Синий кобальт: Возможная история жизни маркиза Саргаделоса | страница 20



Аромат имен проник сквозь маленькое окно комнаты, заполнив собой печальный день великого промышленника, против которого поднял мятеж целый мир людей, разрушая все на своем пути. Тепло хлева, горячий запах навоза, мягкого скотного ложа прилипли к телу, чтобы окончательно разбередить его память. Ему было поручено пасти коров: Безрожку, у которой не было одного рога, Серушку, серо-бурой масти, Баранку, с круто загнутыми внутрь рогами, Краснушку, ярко-рыжего цвета, Буравку, у которой один рог смотрел вверх, а другой вниз; Буренку, Пеструшку, Красавку, Крапинку, а также Белянку и еще Чернушку, Желтушку, Шельму и Наваррку. Все они давали молоко и возили телегу, а время от времени приносили телят, получавших клички, которые Антонио начал перебирать в памяти, словно зерна ностальгических четок, звенья цепи, навсегда сделавшей его пленником детства. О, это семейное хозяйство, как не похоже оно на его теперешнее, совсем недавно разгромленное!

Верхний источник, расположенный в полутора сотнях метров от дома, снабжал жилище водой; к нему можно было пройти по проселочной дороге. Там можно было встретить других мальчишек из окрестностей, которые всегда смотрели на него выжидательно: его отец был идальго, что, впрочем, никого не удивляло; еще он когда-то учился, что также не было чем-то из ряда вон выходящим, ибо читать и писать во второй половине того века умели практически все обитатели Оскоса; но его отец был штатным писарем в Санталье, чем-то вроде секретаря муниципалитета, наделенного к тому же функциями нотариуса и исполнителя судебной власти, он некогда дружил с монахом-бенедиктинцем[9], прославившим Овьедо, да плюс к этому продолжал штурмовать высоты книжных знаний и имел вид настоящего сеньора, каковым он уже, по существу, не являлся; а их отцы, тоже идальго, трудились в кузнице, возделывали землю или занимались хозяйством, деля работу с женами.

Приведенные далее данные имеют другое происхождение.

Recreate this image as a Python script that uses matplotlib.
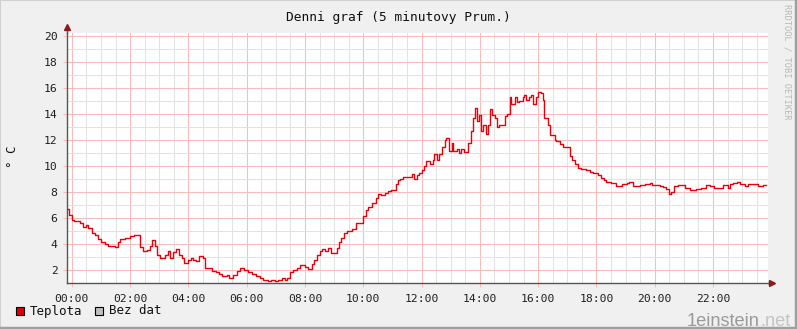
import numpy as np
import matplotlib
matplotlib.use("Agg")
import matplotlib.pyplot as plt
from matplotlib.patches import Rectangle
from matplotlib.ticker import MultipleLocator, FixedLocator

# 5-minute average temperature, step start times (minutes after midnight) and value
step_min = [
    -9, -5, 0, 5, 17, 24, 29, 34, 41, 48, 53, 61, 68, 75, 89, 96, 100, 109, 120, 127,
    140, 146, 154, 160, 166, 171, 176, 181, 192, 197, 202, 209, 214, 221, 226, 230,
    240, 245, 250, 256, 261, 271, 274, 281, 288, 297, 304, 309, 319, 324, 331, 341,
    346, 354, 363, 370, 380, 387, 394, 404, 411, 418, 425, 432, 439, 443, 450, 456,
    463, 469, 480, 487, 494, 498, 505, 511, 516, 521, 528, 533, 545, 550, 555, 560,
    566, 576, 585, 593, 600, 605, 610, 619, 626, 631, 637, 644, 651, 658, 667, 672,
    675, 682, 701, 705, 710, 715, 720, 725, 730, 737, 743, 745, 751, 756, 763, 768,
    771, 777, 782, 785, 793, 797, 802, 807, 816, 821, 826, 830, 834, 838, 843, 847,
    852, 857, 860, 866, 871, 875, 880, 891, 896, 902, 905, 912, 917, 921, 928, 930,
    936, 941, 946, 949, 956, 960, 965, 969, 973, 980, 985, 994, 997, 1004, 1011, 1018,
    1025, 1030, 1035, 1042, 1049, 1059, 1066, 1073, 1083, 1090, 1095, 1100, 1111, 1121,
    1133, 1142, 1148, 1155, 1169, 1179, 1191, 1195, 1210, 1217, 1224, 1229, 1234, 1239,
    1248, 1263, 1273, 1284, 1296, 1306, 1313, 1323, 1341, 1351, 1356, 1361, 1369, 1376,
    1385, 1392, 1413, 1423,
]
temp_c = [
    6.7, 6.25, 5.87, 5.75, 5.62, 5.36, 5.5, 5.25, 4.9, 4.7, 4.4, 4.2, 4.0, 3.85, 3.76, 4.16, 4.4, 4.5, 4.6, 4.7,
    3.8, 3.45, 3.55, 3.9, 4.35, 3.9, 3.2, 2.95, 3.2, 3.45, 2.95, 3.4, 3.65, 3.2, 2.95, 2.55,
    2.8, 2.95, 2.8, 2.7, 3.08, 2.95, 2.2, 2.15, 1.95, 1.83, 1.72, 1.57, 1.65, 1.37, 1.65, 1.98,
    2.15, 2.0, 1.83, 1.72, 1.57, 1.4, 1.27, 1.17, 1.22, 1.17, 1.27, 1.37, 1.22, 1.4, 1.9, 2.0,
    2.15, 2.37, 2.22, 2.12, 2.48, 2.8, 3.15, 3.45, 3.65, 3.45, 3.7, 3.35, 3.7, 4.15, 4.5, 4.9,
    5.05, 5.2, 5.6, 5.65, 6.15, 6.6, 6.9, 7.15, 7.55, 7.85, 7.75, 7.9, 8.1, 8.2, 8.6, 8.9,
    9.02, 9.2, 9.4, 9.0, 9.3, 9.5, 9.7, 10.0, 10.4, 10.2, 10.5, 10.97, 10.5, 10.9, 11.5, 12.0,
    12.2, 11.2, 11.75, 11.2, 11.3, 11.0, 11.3, 11.1, 11.8, 12.7, 13.7, 14.5, 13.5, 13.9, 12.7, 13.15,
    12.5, 13.15, 14.4, 13.9, 13.7, 13.0, 13.15, 13.85, 14.0, 15.3, 14.75, 15.3, 14.9, 15.0, 15.3, 15.5,
    15.05, 15.3, 15.5, 14.75, 15.3, 15.7, 15.6, 15.05, 13.7, 13.15, 12.4, 12.0, 11.9, 11.7, 11.5, 11.45,
    10.8, 10.45, 10.2, 9.85, 9.77, 9.67, 9.58, 9.46, 9.33, 9.07, 8.9, 8.77, 8.69, 8.51,
    8.64, 8.74, 8.8, 8.48, 8.56, 8.61, 8.69, 8.56, 8.48, 8.38, 8.23, 7.85, 8.05, 8.48,
    8.56, 8.31, 8.13, 8.23, 8.31, 8.56, 8.48, 8.36, 8.56, 8.36, 8.64, 8.74, 8.82, 8.64,
    8.48, 8.61, 8.48, 8.56,
]
end_min = 1430

tick_hours = [0, 2, 4, 6, 8, 10, 12, 14, 16, 18, 20, 22]
tick_labels = ["%02d:00" % h for h in tick_hours]
y_ticks = [2, 4, 6, 8, 10, 12, 14, 16, 18, 20]

W, H = 797, 329
mono = "DejaVu Sans Mono"
bg = "#f0f0f0"
major_c = "#f7bcbc"
minor_c = "#e2e2e2"
line_c = "#e8000b"

fig = plt.figure(figsize=(W / 100, H / 100), dpi=100, facecolor=bg)

# rrdtool style frame: light top/left, dark bottom/right
fig.add_artist(Rectangle((0, 0), 1, 1, transform=fig.transFigure, fill=False,
                         edgecolor="#d0d0d0", lw=1.5))
fig.add_artist(plt.Line2D([0, 1], [1.5 / H, 1.5 / H], transform=fig.transFigure,
                          color="#a0a0a0", lw=2.5))
fig.add_artist(plt.Line2D([1 - 1.5 / W, 1 - 1.5 / W], [0, 1], transform=fig.transFigure,
                          color="#a0a0a0", lw=2.5))

x0, x1 = 67.3, 767.5
ytop, ybot = 33.0, 283.3
ax = fig.add_axes([x0 / W, 1 - ybot / H, (x1 - x0) / W, (ybot - ytop) / H])
ax.set_facecolor("white")

xs = np.array(step_min + [end_min]) / 60.0
ys = np.array(temp_c + [temp_c[-1]])
ax.step(xs, ys, where="post", color=line_c, lw=1.0, zorder=5)

ax.set_xlim(-0.155, 23.87)
ax.set_ylim(1.0, 20.23)

ax.xaxis.set_major_locator(FixedLocator(tick_hours))
ax.xaxis.set_minor_locator(MultipleLocator(0.5))
ax.yaxis.set_major_locator(FixedLocator(y_ticks))
ax.yaxis.set_minor_locator(MultipleLocator(1))
ax.set_xticklabels(tick_labels)
ax.grid(which="minor", color=minor_c, lw=0.75)
ax.grid(which="major", color=major_c, lw=0.75)
ax.set_axisbelow(True)

for lab in ax.get_xticklabels() + ax.get_yticklabels():
    lab.set_fontfamily(mono)
    lab.set_fontsize(8.2)
    lab.set_color("#202020")
ax.tick_params(which="major", direction="out", length=3, color=major_c, pad=4)
ax.tick_params(which="minor", length=0)
ax.tick_params(axis="x", pad=5)

for side in ["top", "right"]:
    ax.spines[side].set_visible(False)
for side in ["left", "bottom"]:
    ax.spines[side].set_color("#555555")
    ax.spines[side].set_linewidth(1.0)

# axis arrows
ax.plot([0, 0], [1, 1.02], transform=ax.transAxes, color="#555555", lw=1.0, clip_on=False)
ax.plot([1, 1.005], [0, 0], transform=ax.transAxes, color="#555555", lw=1.0, clip_on=False)
ax.plot(0, 1.025, marker="^", ms=4.5, color="#8b1a1a", transform=ax.transAxes, clip_on=False)
ax.plot(1.007, 0, marker=">", ms=4.5, color="#8b1a1a", transform=ax.transAxes, clip_on=False)

fig.text(0.5, 1 - 17 / H, "Denni graf (5 minutovy Prum.)", ha="center", va="center",
         family=mono, fontsize=9.3, color="#101010")
fig.text(12 / W, 1 - 157 / H, "\u00b0 C", rotation=90, ha="center", va="center",
         family=mono, fontsize=9, color="#101010")
fig.text(787 / W, 1 - 62 / H, "RRDTOOL / TOBI OETIKER", rotation=-90, ha="center",
         va="center", family=mono, fontsize=6.3, color="#b8b8b8")

# legend
ly = 1 - 311 / H
fig.add_artist(Rectangle((16 / W, 1 - 315 / H), 8 / W, 8 / H, transform=fig.transFigure,
                         facecolor="#e00000", edgecolor="black", lw=0.8))
fig.text(30 / W, ly, "Teplota", ha="left", va="center", family=mono, fontsize=9, color="#101010")
fig.add_artist(Rectangle((95 / W, 1 - 315 / H), 8 / W, 8 / H, transform=fig.transFigure,
                         facecolor="#c0c0c0", edgecolor="black", lw=0.8))
fig.text(109 / W, ly, "Bez dat", ha="left", va="center", family=mono, fontsize=9, color="#101010")

# watermark, sized to span about 687..792 px
wm_font = ["Liberation Sans", "DejaVu Sans"]
wm_y = 1 - 325.5 / H
t1 = fig.text(687 / W, wm_y, "1einstein", ha="left", va="baseline",
              family=wm_font, fontsize=14, color="#9a9a9a")
t2 = fig.text(0, wm_y, ".net", ha="left", va="baseline",
              family=wm_font, fontsize=14, color="#c4c4c4")
fig.canvas.draw()
r = fig.canvas.get_renderer()
total = t1.get_window_extent(r).width + t2.get_window_extent(r).width
fs = 14 * 104.0 / total
t1.set_fontsize(fs)
t2.set_fontsize(fs)
fig.canvas.draw()
t2.set_x(t1.get_window_extent(r).x1 / W)

fig.savefig("out.png", dpi=100, facecolor=bg)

Отец же Антонио этого не делал; он предпочитал взвалить это на плечи Антонии Каетаны.

— Дон Антонио, уже давно пора обедать! — вновь напомнили ему со двора. Сколько же времени провел он здесь, взаперти? Он даже не пошевелился и продолжал сидеть, как прежде.

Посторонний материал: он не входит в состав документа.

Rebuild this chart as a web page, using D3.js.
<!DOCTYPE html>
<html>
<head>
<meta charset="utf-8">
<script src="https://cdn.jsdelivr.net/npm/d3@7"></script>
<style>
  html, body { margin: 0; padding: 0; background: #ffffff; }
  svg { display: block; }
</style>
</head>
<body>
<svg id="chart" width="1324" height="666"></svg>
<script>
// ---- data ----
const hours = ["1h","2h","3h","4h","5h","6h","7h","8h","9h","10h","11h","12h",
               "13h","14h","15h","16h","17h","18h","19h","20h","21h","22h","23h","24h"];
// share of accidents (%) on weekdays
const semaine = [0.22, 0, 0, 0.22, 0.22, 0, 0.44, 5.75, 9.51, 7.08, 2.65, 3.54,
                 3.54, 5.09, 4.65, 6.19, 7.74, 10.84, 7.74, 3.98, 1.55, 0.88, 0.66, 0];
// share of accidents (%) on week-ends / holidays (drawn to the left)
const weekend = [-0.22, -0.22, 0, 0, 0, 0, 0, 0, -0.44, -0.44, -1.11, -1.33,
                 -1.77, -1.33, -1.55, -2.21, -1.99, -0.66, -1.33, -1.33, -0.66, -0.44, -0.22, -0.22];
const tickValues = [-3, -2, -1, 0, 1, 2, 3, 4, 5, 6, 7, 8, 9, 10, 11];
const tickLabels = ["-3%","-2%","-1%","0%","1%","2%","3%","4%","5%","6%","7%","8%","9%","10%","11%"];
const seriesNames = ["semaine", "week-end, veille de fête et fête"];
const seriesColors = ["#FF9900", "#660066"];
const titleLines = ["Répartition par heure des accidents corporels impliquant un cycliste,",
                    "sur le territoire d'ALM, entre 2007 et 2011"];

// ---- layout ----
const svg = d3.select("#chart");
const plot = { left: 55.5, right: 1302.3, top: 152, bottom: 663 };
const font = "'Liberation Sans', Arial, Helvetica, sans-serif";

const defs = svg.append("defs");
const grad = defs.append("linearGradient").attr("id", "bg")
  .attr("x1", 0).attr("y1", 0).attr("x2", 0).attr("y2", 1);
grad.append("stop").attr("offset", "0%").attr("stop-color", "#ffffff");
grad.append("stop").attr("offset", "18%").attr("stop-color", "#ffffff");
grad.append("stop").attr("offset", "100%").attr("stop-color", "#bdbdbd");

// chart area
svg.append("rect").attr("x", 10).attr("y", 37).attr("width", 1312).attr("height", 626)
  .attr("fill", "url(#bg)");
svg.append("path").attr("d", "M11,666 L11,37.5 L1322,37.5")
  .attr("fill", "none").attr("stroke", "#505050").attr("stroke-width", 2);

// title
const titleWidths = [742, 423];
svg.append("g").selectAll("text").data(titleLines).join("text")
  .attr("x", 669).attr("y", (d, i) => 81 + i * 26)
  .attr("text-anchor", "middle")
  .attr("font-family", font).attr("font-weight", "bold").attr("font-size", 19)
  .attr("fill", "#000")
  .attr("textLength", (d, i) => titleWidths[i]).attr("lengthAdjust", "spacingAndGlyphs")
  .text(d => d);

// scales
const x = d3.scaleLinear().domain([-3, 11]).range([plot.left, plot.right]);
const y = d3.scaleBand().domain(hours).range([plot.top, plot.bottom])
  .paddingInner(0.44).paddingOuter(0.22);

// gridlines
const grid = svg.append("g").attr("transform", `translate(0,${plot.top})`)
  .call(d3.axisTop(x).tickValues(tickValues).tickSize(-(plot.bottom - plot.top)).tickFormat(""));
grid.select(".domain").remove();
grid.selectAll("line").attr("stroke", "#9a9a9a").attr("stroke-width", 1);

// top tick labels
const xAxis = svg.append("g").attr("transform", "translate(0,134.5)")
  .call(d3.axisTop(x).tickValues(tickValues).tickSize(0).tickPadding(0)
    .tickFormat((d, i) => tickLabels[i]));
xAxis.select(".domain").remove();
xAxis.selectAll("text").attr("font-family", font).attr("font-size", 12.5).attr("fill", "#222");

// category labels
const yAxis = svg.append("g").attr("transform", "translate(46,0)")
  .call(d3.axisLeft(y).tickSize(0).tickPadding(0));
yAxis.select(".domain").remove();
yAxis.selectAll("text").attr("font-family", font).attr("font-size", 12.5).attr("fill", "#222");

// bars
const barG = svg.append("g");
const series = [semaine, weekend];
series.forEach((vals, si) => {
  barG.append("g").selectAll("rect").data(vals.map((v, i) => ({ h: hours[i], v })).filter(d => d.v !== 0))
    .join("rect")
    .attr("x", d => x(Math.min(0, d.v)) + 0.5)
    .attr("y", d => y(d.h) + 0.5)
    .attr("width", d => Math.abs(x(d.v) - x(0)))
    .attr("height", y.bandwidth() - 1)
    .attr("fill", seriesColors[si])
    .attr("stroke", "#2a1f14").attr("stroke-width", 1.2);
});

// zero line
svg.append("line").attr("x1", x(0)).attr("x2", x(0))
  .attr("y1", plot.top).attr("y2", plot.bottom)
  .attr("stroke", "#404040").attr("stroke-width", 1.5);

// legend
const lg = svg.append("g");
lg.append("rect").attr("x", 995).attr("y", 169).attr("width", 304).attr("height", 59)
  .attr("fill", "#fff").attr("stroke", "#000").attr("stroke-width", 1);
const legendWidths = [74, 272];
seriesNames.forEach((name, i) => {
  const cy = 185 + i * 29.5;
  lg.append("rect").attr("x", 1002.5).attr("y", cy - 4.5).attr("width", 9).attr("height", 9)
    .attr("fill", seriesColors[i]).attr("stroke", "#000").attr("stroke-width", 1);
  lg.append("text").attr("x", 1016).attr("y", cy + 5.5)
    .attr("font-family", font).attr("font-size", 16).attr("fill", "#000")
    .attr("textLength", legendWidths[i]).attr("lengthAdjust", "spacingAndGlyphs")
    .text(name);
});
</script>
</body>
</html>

Антонио Ибаньес поднялся, намереваясь повернуть портрет лицом к стене, словно собственный взгляд начал беспокоить его, хотя он и не отдавал себе в этом отчета; им двигала усталость от многочасового непрестанного созерцания самого себя. Следовало ли ему остаться в Саргаделосе? Погружение в воспоминания оказалось столь же болезненным, как и бесполезным, и он был убежден, что это ему совершенно ни к чему, поскольку жизнь должна течь по своему руслу, далекая от чувств, которые могло породить в душах ее течение.